• Description of the task:
Exactly as written, write out the lines below from the first to the one containing "import * as d3 from 'd3';", inclusive. Pictures do not belong in the copy.

• Available data:
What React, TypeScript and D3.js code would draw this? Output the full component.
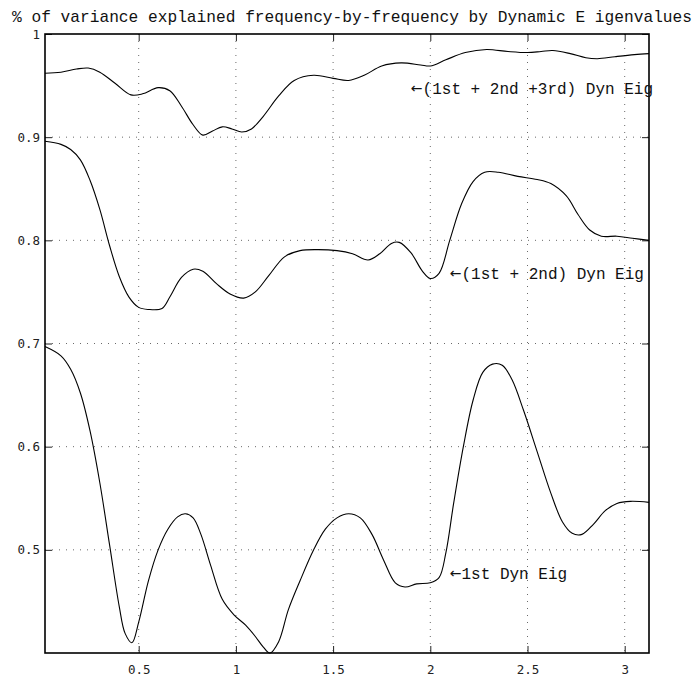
import React, { useEffect, useRef } from 'react';
import * as d3 from 'd3';

// frequencies (rad) and the cumulative % of variance for each curve
const freq1 = [0.018, 0.10, 0.15, 0.20, 0.25, 0.30, 0.35, 0.40, 0.43, 0.465, 0.50, 0.55, 0.60, 0.65, 0.70, 0.74, 0.78, 0.82, 0.87, 0.93, 0.99, 1.05, 1.10, 1.14, 1.175, 1.22, 1.27, 1.33, 1.40, 1.46, 1.52, 1.58, 1.64, 1.70, 1.76, 1.82, 1.87, 1.93, 2.00, 2.045, 2.08, 2.12, 2.17, 2.22, 2.27, 2.32, 2.37, 2.42, 2.48, 2.55, 2.62, 2.68, 2.73, 2.78, 2.84, 2.90, 2.96, 3.03, 3.125];
const eig1 = [0.697, 0.688, 0.675, 0.652, 0.615, 0.565, 0.505, 0.445, 0.419, 0.410, 0.430, 0.470, 0.500, 0.520, 0.532, 0.535, 0.531, 0.515, 0.485, 0.452, 0.437, 0.427, 0.416, 0.406, 0.400, 0.411, 0.442, 0.470, 0.500, 0.520, 0.531, 0.535, 0.531, 0.515, 0.490, 0.468, 0.464, 0.467, 0.468, 0.473, 0.497, 0.545, 0.600, 0.645, 0.672, 0.680, 0.679, 0.665, 0.635, 0.595, 0.555, 0.527, 0.516, 0.515, 0.525, 0.538, 0.545, 0.547, 0.546];

const freq2 = [0.018, 0.10, 0.15, 0.20, 0.25, 0.30, 0.35, 0.40, 0.45, 0.50, 0.55, 0.62, 0.66, 0.72, 0.78, 0.83, 0.90, 0.97, 1.04, 1.10, 1.17, 1.25, 1.33, 1.42, 1.52, 1.60, 1.68, 1.74, 1.80, 1.84, 1.90, 1.96, 2.00, 2.045, 2.10, 2.16, 2.22, 2.28, 2.35, 2.45, 2.55, 2.62, 2.70, 2.76, 2.82, 2.88, 2.96, 3.04, 3.125];
const eig12 = [0.896, 0.893, 0.888, 0.878, 0.858, 0.830, 0.795, 0.765, 0.745, 0.735, 0.733, 0.734, 0.745, 0.764, 0.772, 0.770, 0.758, 0.748, 0.744, 0.750, 0.766, 0.784, 0.790, 0.791, 0.790, 0.787, 0.781, 0.787, 0.797, 0.798, 0.788, 0.770, 0.763, 0.768, 0.800, 0.835, 0.857, 0.866, 0.866, 0.862, 0.859, 0.855, 0.843, 0.825, 0.810, 0.804, 0.804, 0.802, 0.800];

const freq3 = [0.018, 0.10, 0.18, 0.24, 0.30, 0.38, 0.46, 0.52, 0.60, 0.66, 0.72, 0.78, 0.83, 0.88, 0.93, 0.98, 1.03, 1.08, 1.14, 1.22, 1.30, 1.40, 1.50, 1.58, 1.66, 1.75, 1.85, 1.95, 2.00, 2.08, 2.18, 2.29, 2.40, 2.50, 2.57, 2.63, 2.72, 2.80, 2.86, 2.95, 3.05, 3.125];
const eig123 = [0.962, 0.963, 0.966, 0.967, 0.963, 0.952, 0.941, 0.942, 0.948, 0.945, 0.930, 0.912, 0.902, 0.906, 0.910, 0.908, 0.905, 0.908, 0.920, 0.940, 0.955, 0.960, 0.957, 0.955, 0.960, 0.969, 0.972, 0.970, 0.969, 0.975, 0.982, 0.985, 0.983, 0.982, 0.983, 0.984, 0.981, 0.977, 0.976, 0.978, 0.980, 0.981];

const xTicks = [0.5, 1, 1.5, 2, 2.5, 3];
const yTicks = [0.5, 0.6, 0.7, 0.8, 0.9, 1];

const labels = [
  { text: '(1st + 2nd +3rd) Dyn Eig', x: 1.90, y: 0.942 },
  { text: '(1st + 2nd) Dyn Eig', x: 2.10, y: 0.763 },
  { text: '1st Dyn Eig', x: 2.10, y: 0.472 },
];

const title = '% of variance explained frequency-by-frequency by Dynamic E igenvalues';

const App = () => {
  const chartRef = useRef<SVGSVGElement>(null);

  useEffect(() => {
    const svg = d3.select(chartRef.current);
    svg.selectAll('*').remove();

    const left = 45, right = 649, top = 34, bottom = 653;
    const x = d3.scaleLinear().domain([0.018, 3.125]).range([left, right]);
    const y = d3.scaleLinear().domain([0.4, 1]).range([bottom, top]);

    svg.append('rect').attr('width', 695).attr('height', 680).attr('fill', 'white');

    // dotted grid
    svg.append('g').selectAll('line').data(xTicks).enter().append('line')
      .attr('x1', d => x(d)).attr('x2', d => x(d))
      .attr('y1', top).attr('y2', bottom)
      .attr('stroke', '#444').attr('stroke-width', 0.8)
      .attr('stroke-dasharray', '1,6');
    svg.append('g').selectAll('line').data(yTicks.filter(d => d < 1)).enter().append('line')
      .attr('y1', d => y(d)).attr('y2', d => y(d))
      .attr('x1', left).attr('x2', right)
      .attr('stroke', '#444').attr('stroke-width', 0.8)
      .attr('stroke-dasharray', '1,6');

    // axes: inward ticks on all four sides
    const tick = 7;
    const axisFont = "'DejaVu Sans Mono', monospace";
    const bottomAxis = svg.append('g').attr('transform', `translate(0,${bottom})`)
      .call(d3.axisBottom(x).tickValues(xTicks).tickSizeInner(-tick).tickSizeOuter(0).tickPadding(12).tickFormat(d3.format('')));
    const leftAxis = svg.append('g').attr('transform', `translate(${left},0)`)
      .call(d3.axisLeft(y).tickValues(yTicks).tickSizeInner(-tick).tickSizeOuter(0).tickPadding(5).tickFormat(d3.format('')));
    svg.append('g').attr('transform', `translate(0,${top})`)
      .call(d3.axisTop(x).tickValues(xTicks).tickSizeInner(-tick).tickSizeOuter(0).tickFormat(() => ''));
    svg.append('g').attr('transform', `translate(${right},0)`)
      .call(d3.axisRight(y).tickValues(yTicks).tickSizeInner(-tick).tickSizeOuter(0).tickFormat(() => ''));
    svg.selectAll('.domain').remove();
    svg.selectAll('.tick line').attr('stroke', '#222');
    [bottomAxis, leftAxis].forEach(a => a.selectAll('text')
      .style('font-family', axisFont).style('font-size', '12.5px').attr('fill', '#222'));

    svg.append('rect')
      .attr('x', left).attr('y', top)
      .attr('width', right - left).attr('height', bottom - top)
      .attr('fill', 'none').attr('stroke', 'black').attr('stroke-width', 1.6);

    // curves
    const line = d3.line<[number, number]>()
      .x(d => x(d[0])).y(d => y(d[1]))
      .curve(d3.curveCatmullRom.alpha(0.5));
    [[freq1, eig1], [freq2, eig12], [freq3, eig123]].forEach(([f, v]) => {
      svg.append('path')
        .datum(f.map((d, i) => [d, v[i]] as [number, number]))
        .attr('d', line)
        .attr('fill', 'none').attr('stroke', 'black').attr('stroke-width', 1.1);
    });

    // curve labels, arrow drawn from a font with a wide glyph
    const lab = svg.selectAll('.label').data(labels).enter().append('text')
      .attr('class', 'label')
      .attr('x', d => x(d.x)).attr('y', d => y(d.y))
      .style('font-family', "'Liberation Mono', monospace")
      .style('font-size', '16px')
      .attr('fill', '#111');
    lab.append('tspan')
      .style('font-family', "'DejaVu Sans', sans-serif")
      .style('font-size', '14px')
      .attr('dy', -1)
      .text('\u2190');
    lab.append('tspan').attr('dy', 1).text(d => d.text);

    svg.append('text')
      .attr('x', 12).attr('y', 22)
      .style('font-family', "'Liberation Mono', monospace")
      .style('font-size', '16.2px')
      .attr('fill', '#111')
      .text(title);
  }, []);

  return (
    <svg ref={chartRef} width={695} height={680}
      style={{ position: 'absolute', left: 0, top: 0, display: 'block' }} />
  );
};

export default App;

• Completed exercise:
What React, TypeScript and D3.js code would draw this? Output the full component.
import React, { useEffect, useRef } from 'react';
import * as d3 from 'd3';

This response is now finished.